An area we’ve discussed before is the creeping, some would say crushing, regulatory environment that GA faces today. Most regulations started off as a common sense approach to address areas that were known to cause accidents. But as too many cooks have learned, if a little spice is good there are rapidly diminishing returns when the oregano overpowers the oatmeal!
I came across an article the other day in the Washington Post by David Fahrenthold that clearly illustrates the point. Marty Hahne, a professional magician, was busted by the U.S. Department of Agriculture for not having a license for his one-bunny show. Casey, his trusty three-pound assistant, is the highlight of the gig when extricated from a hat, picnic basket, or other enclosure. Hahne could saw the rabbit in half in front of the USDA inspector—hard on Casey—but apparently not illegal if the beasty is for human consumption (don’t try this at home, kids.)
But it doesn’t stop there. The original reg was just four pages, but now there are 14 pages of just rabbit rules. Sound familiar? When Casey goes on a road trip there must be an itinerary. Not only that, but a disaster plan is needed in case of a fire, flood, heat wave, chemical leak, or tornado. This grew out of some terrible animal abandonment abuses during hurricane Katrina. One magician has a plan: Take the rabbit with you. But Hahne has a 28-pager to illustrate the absurdity of creeping regulation. He notes that “Our country is broke and yet they have the time and money to harass somebody about a rabbit.”

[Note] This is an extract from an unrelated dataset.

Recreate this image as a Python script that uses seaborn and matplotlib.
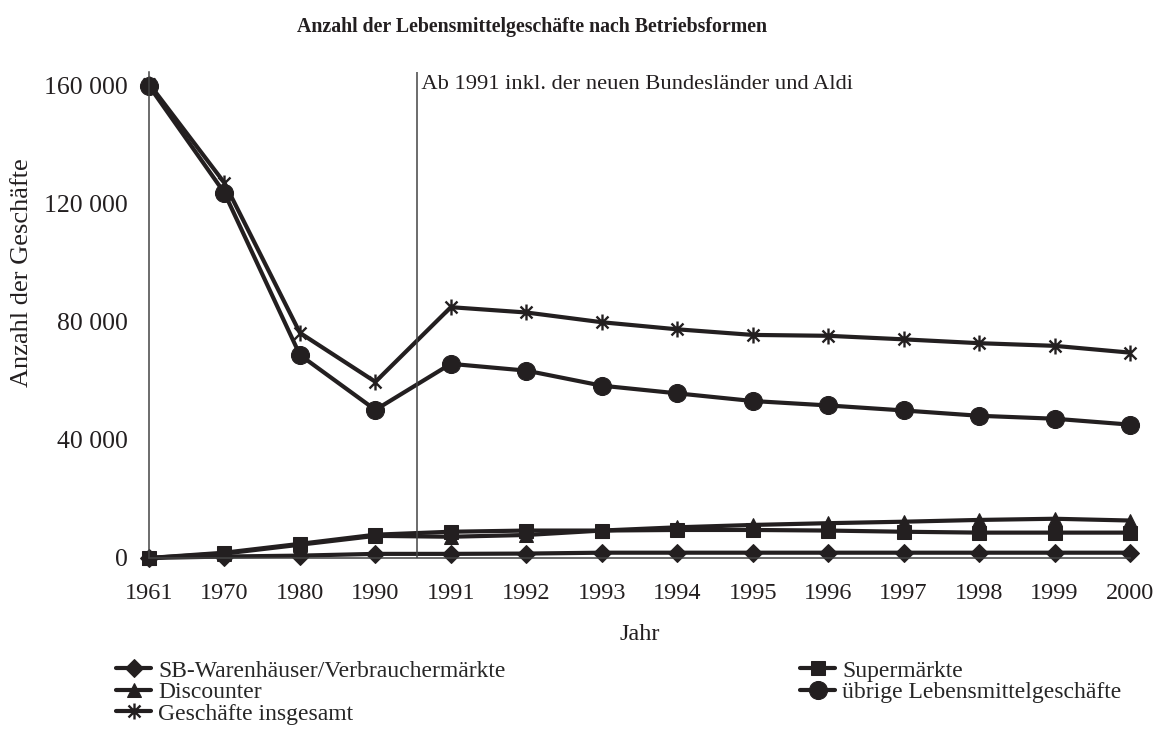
import matplotlib
matplotlib.use("Agg")
import matplotlib.pyplot as plt
from matplotlib.path import Path
from matplotlib.ticker import FuncFormatter, FixedLocator
import seaborn as sns
import pandas as pd

years = ["1961", "1970", "1980", "1990", "1991", "1992", "1993", "1994",
         "1995", "1996", "1997", "1998", "1999", "2000"]
sb_warenhaeuser = [0, 500, 800, 1400, 1400, 1500, 1800, 1800, 1800, 1800, 1800, 1800, 1800, 1800]
supermaerkte = [0, 1800, 4800, 7900, 8900, 9300, 9300, 9500, 9500, 9300, 8900, 8600, 8600, 8600]
discounter = [0, 1500, 4500, 7500, 7200, 7800, 9300, 10400, 11200, 11800, 12300, 12900, 13300, 12700]
uebrige = [160000, 123700, 68800, 50200, 65800, 63500, 58400, 55800, 53200, 51700, 50000, 48200, 47200, 45200]
insgesamt = [160800, 127100, 76300, 59700, 85000, 83200, 79900, 77500, 75600, 75300, 74100, 72800, 71900, 69600]

labels = ["SB-Warenhäuser/Verbrauchermärkte", "Supermärkte", "Discounter",
          "übrige Lebensmittelgeschäfte", "Geschäfte insgesamt"]
series = [sb_warenhaeuser, supermaerkte, discounter, uebrige, insgesamt]
yticks = [0, 40000, 80000, 120000, 160000]
title = "Anzahl der Lebensmittelgeschäfte nach Betriebsformen"
note = "Ab 1991 inkl. der neuen Bundesländer und Aldi"

sns.set_style("white")
plt.rcParams["font.family"] = ["Liberation Serif", "DejaVu Serif"]

# asterisk marker: vertical bar + X
star = Path([(0, -1), (0, 1), (-0.75, -0.75), (0.75, 0.75), (-0.75, 0.75), (0.75, -0.75)],
            [Path.MOVETO, Path.LINETO, Path.MOVETO, Path.LINETO, Path.MOVETO, Path.LINETO])

styles = [
    dict(marker="D", markersize=9),
    dict(marker="s", markersize=10),
    dict(marker="^", markersize=10.5),
    dict(marker="o", markersize=13),
    dict(marker=star, markersize=11.5, markeredgewidth=1.7),
]

col = "#231f20"
fig = plt.figure(figsize=(11.74, 7.45), dpi=100)
ax = fig.add_axes([149 / 1174, 1 - 558 / 745, (1130 - 149) / 1174, (558 - 72) / 745])

for lab, vals, st in zip(labels, series, styles):
    df = pd.DataFrame({"idx": range(len(years)), "value": vals})
    sns.lineplot(data=df, x="idx", y="value", ax=ax, color=col, linewidth=3.0,
                 markeredgecolor=col, markerfacecolor=col, clip_on=False, label=lab, **st)

h, l = ax.get_legend_handles_labels()
ax.get_legend().remove()

ax.axvline(3.55, color="#444444", linewidth=1.1)
ax.text(3.55, 0.975, " " + note, transform=ax.get_xaxis_transform(),
        ha="left", va="center", fontsize=16.2, color=col)

ax.set_xlim(0, 13)
ax.set_ylim(0, 164700)
ax.set_xticks(range(len(years)))
ax.set_xticklabels(years)
ax.xaxis.set_minor_locator(FixedLocator([i + 0.5 for i in range(len(years) - 1)]))
ax.set_yticks(yticks)
ax.yaxis.set_major_formatter(FuncFormatter(lambda v, p: f"{int(v):,}".replace(",", " ")))
ax.tick_params(axis="both", which="major", direction="out", length=6, width=1,
               color="#444444", labelsize=17.5, labelcolor=col, pad=9)
ax.tick_params(axis="y", which="major", labelsize=18.5)
ax.tick_params(axis="x", which="minor", direction="out", length=5, width=1, color="#444444")
ax.tick_params(axis="x", which="major", pad=12)

for s in ["top", "right"]:
    ax.spines[s].set_visible(False)
for s in ["left", "bottom"]:
    ax.spines[s].set_color("#444444")
    ax.spines[s].set_linewidth(1.1)

ax.set_xlabel("Jahr", fontsize=17.5, color=col, va="center")
ax.xaxis.set_label_coords(0.5, (558 - 635) / 486)
ax.set_ylabel("Anzahl der Geschäfte", fontsize=19, color=col, va="center", ha="center")
ax.yaxis.set_label_coords((22 - 149) / 981, (558 - 273) / 486)

fig.text(532 / 1174, 1 - 27 / 745, title, ha="center", va="center",
         fontsize=14.3, fontweight="bold", color=col)

leg_kw = dict(frameon=False, fontsize=17, handlelength=1.5, handletextpad=0.3,
              labelspacing=0.0, borderpad=0, borderaxespad=0, loc="upper left")
fig.legend([h[0], h[2], h[4]], [l[0], l[2], l[4]],
           bbox_to_anchor=(116 / 1174, 1 - 660 / 745), **leg_kw)
fig.legend([h[1], h[3]], [l[1], l[3]],
           bbox_to_anchor=(800 / 1174, 1 - 660 / 745), **leg_kw)

fig.savefig("out.png", dpi=100)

This whole deal was in response to the outrage of a family Dalmatian that was kidnapped and used for experimental purposes by an unscrupulous medical laboratory. If interested, you can read how these 1965 animal protection rules were originally designed to regulate laboratories, zoos, circuses, carnivals and pet dealers at wapo.st/magic-marty. But somewhere along the way over-zealousness overshadowed a reasonable idea. It would be amusing if there wasn’t such a total lack of common sense on the part of the regulators! Don’t get me wrong—I love animals and currently have five rescued furry friends, but…
The operative word here is “proportionality.” Regulate appropriately for the activity and no more. GA suffers badly from being constantly compared to the airlines, and much of our activity is stifled by it. The medical exemption petition is one area, Part 23 rewrite to rein in aircraft certification costs is another, and some archaic flight training rules—all are being pursued by AOPA and the industry. But rule-making takes a long time, and in the interim the application of existing rules could stand some standardization. Some regs are ambiguously written and subject to “creative interpretation.”
The letter of the law, but not the intent, can lead to some very unproductive places. Conversely, we have a few pilots who through an abject lack of common sense (there’s that concept again) bring GA into a bad light, and the regulators respond with a heavy hand as opposed to using just enough oregano. FAA management and staff need to exercise as much common sense as they ask of pilots—because the oatmeal is in really bad shape.